The Northwest Sportfishing Industry Association is lending its support to a bipartisan sea lion management bill that had a hearing in Washington DC this week.

“It’s long past time for an amendment to the (Marine Mammal Protection Act) to prevent an outcome whereby the protection of one species precipitates the extinction of another,” wrote Liz Hamilton, executive director of the Portland-based organization in a letter to the Water, Power and Ocean Subcommittee of the House Natural Resource Committee.

A SEA LION PREPARES TO EAT A FISH BELOW WILLAMETTE FALLS IN THIS 2011 ODFW IMAGE. (ODFW)

Members were hearing about HR 2083, the Endangered Salmon and Fisheries Predation Prevention Act, introduced by Washington Rep. Jaime Herrera-Beutler (R) with cosponsorship from Oregon Rep. Kurt Schrader (D), among others.

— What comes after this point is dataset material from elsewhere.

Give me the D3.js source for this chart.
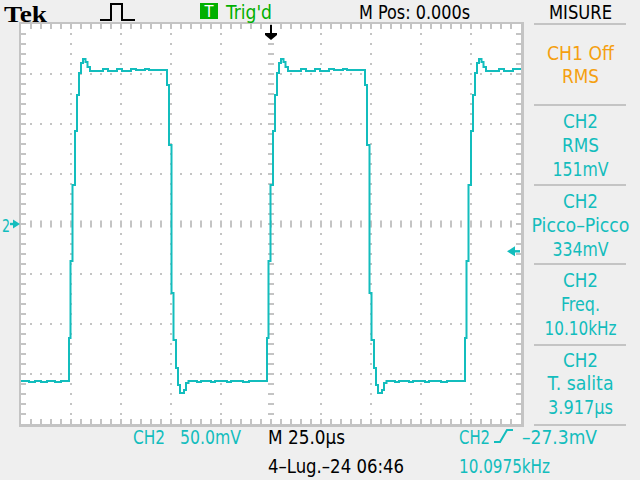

The bill would in part provide four Columbia River tribes with the authority to remove problem California sea lions from more of the lower river, as well its tributaries.

Hamilton addressed pinniped predation in the Willamette in her letter, noting that the area below the falls is not unlike the fish death trap at Bonneville Dam on the Columbia.

“Unable to escape or go elsewhere, they are trapped like sitting ducks for the growing numbers of sea lions congregating below the falls in Oregon City. I fished in this area with my family for over 30 years and watched firsthand the arrival, then growth in numbers of marine mammals and the growing consumption of steelhead, salmon and sturgeon,” she wrote.

IN THIS SCREEN GRAB FROM A TWITTER VIDEO, REP. JAIME HERRERA BEUTLER SHOWS A HOUSE OF REPRESENTATIVES SUBCOMMITTEE PHOTOS OF SOME OF THE “OFFENDERS” PICKING OFF ESA-LISTED SALMON AND STEELHEAD AND OTHER COLUMBIA WATERSHED STOCKS. HERRERA BEUTLER INTRODUCED A BILL TO EXPAND MANAGEMENT OF CALIFORNIA SEA LIONS.  (TWITTER)

Hamilton says that they’re affecting the near-recovery of ESA-listed Willamette winter steelhead, and that a draft estimate of sea lion consumption rates on this season’s run is 25 percent, up from 2015 and 2016’s 15 percent.

“This 25 percent consumption rate is especially disturbing as the winter steelhead run has collapsed to one-tenth of the 10-year average, down to less than 1,000 fish,” she writes. “We fear the sea lions will consume this race of fish to extinction, much as they did to the steelhead in the mid 1990’s at Ballard Locks, near Seattle Washington, due to ineffective actions that occurred too late to prevent the catastrophe.”

Hamilton’s letter adds to testimony before the Water, Power and Ocean Subcommittee by Leland Bill, chairman of the Columbia River Inter-Tribe Fish Commission. He told members that “data shows a growing predation problem” but “that the current approach is not enough. I’m here to tell you that more needs to be done.”

In another letter of support, Coastal Conservation Association’s Oregon and Washington chapters called the situation “critical.”

“We simply must act before it’s too late,” wrote Chris Cone and Nello Picinich, executive directors of the two chapters.

Added Hamilton:

“Northwest sportfishing for salmon and steelhead is more than an economic engine and a cultural birthright, it is a funding source for conservation. License fees, collected primarily through NSIA retailers, fund much of the conservation mission at the fish and wild life agencies. In addition, our industry pays a federal excise tax on manufactured goods that is returned to the states through the Sport Fish Restoration fund. Even for those who do not fish, salmon are an ever-present icon — seen on our license plates, on buildings and artwork everywhere. For the Native American Tribes in the Northwest, salmon are a sacred part of their culture.”

She said that while industries such as forestry, agriculture and power production are regulated to minimize fish impacts, “the consumption of salmon and steelhead by marine mammals grows, nearly unchecked, at an alarming rate.”